The future of news is secure. People will always want news of their communities, the nation and the world and will find ways to get it from many sources.

The future of today's newspaper organizations is not secure. It is up to us to make it so. The newsrooms we've built and nurtured and the values of fact-based truth-telling are under assault from many directions. Political leaders increasingly challenge our role in a democratic society and deny that we have any appropriate check-and-balance function on government. New technologies that should be our salvation will be our ruin if we don't embrace them and manage our transition to them properly. Our own shortcomings and failures to consistently live up to high ethical standards threaten our credibility.

I believe the most critical challenge we face is economic. As readers move from the ink-on-paper newspaper, where each one attracts $350 in revenue, to online, where each now brings in only $25, new models must be found to assure economically strong businesses that can support strong newsgathering organizations.
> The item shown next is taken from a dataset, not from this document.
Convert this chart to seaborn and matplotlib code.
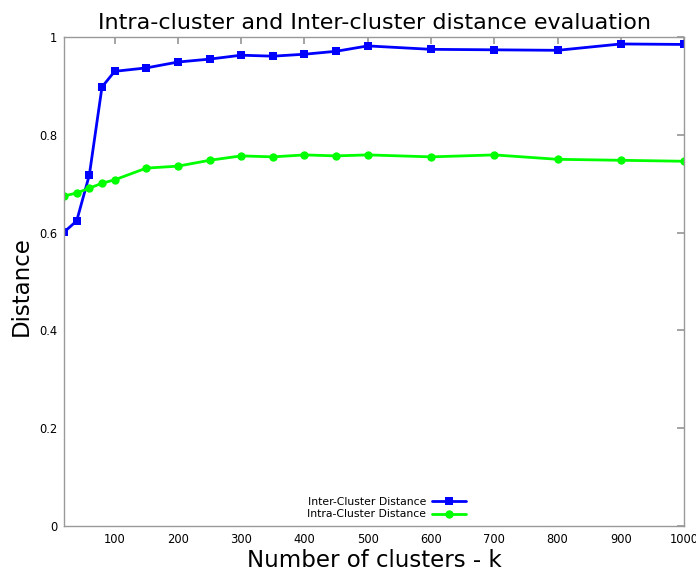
import pandas as pd
import seaborn as sns
import matplotlib
matplotlib.use('Agg')
import matplotlib.pyplot as plt

# Number of clusters k
clusters = [20, 40, 60, 80, 100, 150, 200, 250, 300, 350, 400, 450, 500,
            600, 700, 800, 900, 1000]
inter_dist = [0.601, 0.624, 0.718, 0.898, 0.930, 0.937, 0.949, 0.955, 0.963,
              0.961, 0.965, 0.971, 0.982, 0.975, 0.974, 0.973, 0.986, 0.985]
intra_dist = [0.675, 0.681, 0.691, 0.701, 0.708, 0.732, 0.736, 0.748, 0.757,
              0.755, 0.759, 0.757, 0.759, 0.755, 0.759, 0.750, 0.748, 0.746]
series_names = ['Inter-Cluster Distance', 'Intra-Cluster Distance']
y_ticks = [0, 0.2, 0.4, 0.6, 0.8, 1]
y_tick_labels = ['0', '0.2', '0.4', '0.6', '0.8', '1']

# Long-form table for seaborn.
df = pd.concat([
    pd.DataFrame({'k': clusters, 'dist': inter_dist, 'type': series_names[0]}),
    pd.DataFrame({'k': clusters, 'dist': intra_dist, 'type': series_names[1]}),
])

sns.set_theme(style='white')
plt.rcParams['font.family'] = ['DejaVu Sans']
plt.rcParams['text.color'] = 'black'
plt.rcParams['axes.labelcolor'] = 'black'

fig = plt.figure(figsize=(6.96, 5.71), dpi=100)
ax = fig.add_axes([0.092, 0.079, 0.891, 0.856])

colors = {series_names[0]: '#0000ff', series_names[1]: '#00ff00'}
g = sns.lineplot(data=df, x='k', y='dist', hue='type', style='type',
                 markers={series_names[0]: 's', series_names[1]: 'o'},
                 dashes=False, palette=colors, linewidth=2, markersize=6,
                 markeredgewidth=0, ax=ax)

g.set_xlim(20, 1000)
g.set_ylim(0, 1)
g.set_xticks(range(100, 1001, 100))
g.set_yticks(y_ticks)
g.set_yticklabels(y_tick_labels)
g.tick_params(direction='in', length=5, color='#999999', labelsize=8.3,
              labelcolor='black', top=True, right=True, pad=5)
for side in ax.spines.values():
    side.set_color('#999999')
    side.set_linewidth(1)

g.set_xlabel('Number of clusters - k', fontsize=16.5)
g.set_ylabel('Distance', fontsize=16.5)
ax.xaxis.set_label_coords(0.5, -0.047)
ax.yaxis.set_label_coords(-0.05, 0.49)
g.set_title('Intra-cluster and Inter-cluster distance evaluation', fontsize=16, pad=6)

# Legend: labels right-aligned, sample to the right.
handles, labels = g.get_legend_handles_labels()
leg = g.legend(handles=handles, labels=labels, loc='center',
               bbox_to_anchor=(0.52, 0.036), frameon=False, markerfirst=False,
               fontsize=7.8, handlelength=3.1, handletextpad=0.55,
               labelspacing=0.2)
for t in leg.get_texts():
    t.set_ha('right')
leg._legend_box.align = 'right'

fig.savefig('out.png', dpi=100)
The late Ed Lahey, the first Washington bureau chief of Knight Newspapers, used to say that his only requirement of a publisher was that he -- and they were all "he" then -- be solvent.

Without economic strength in the converging world of ink and online, we’ll continue to live with relentless cost cutting that saps our ability to serve readers well, demoralizes staffs needed to help invent the future and can weaken our ability to fight the partisan assaults.

A strong news organization pays the legal bills needed to open records and fight government threats.  A weak one hesitates and avoids possibly costly conflicts.

A strong organization speaks the truth with confidence. A weak one fears giving offense.

A strong organization lives by the highest ethical values and principles of public service. A weak one may be tempted into cutting corners for short-term financial gain, even if the result is a long-term loss of credibility.

I have no doubt that this generation of journalists -- the best-educated ever -- has the motivation, values and smarts to adapt successfully to the rapidly changing world of news. But they'd to do more than that. They'll need to become full partners in figuring out the economic model, so that it isn't thrust upon them from outside the newsroom.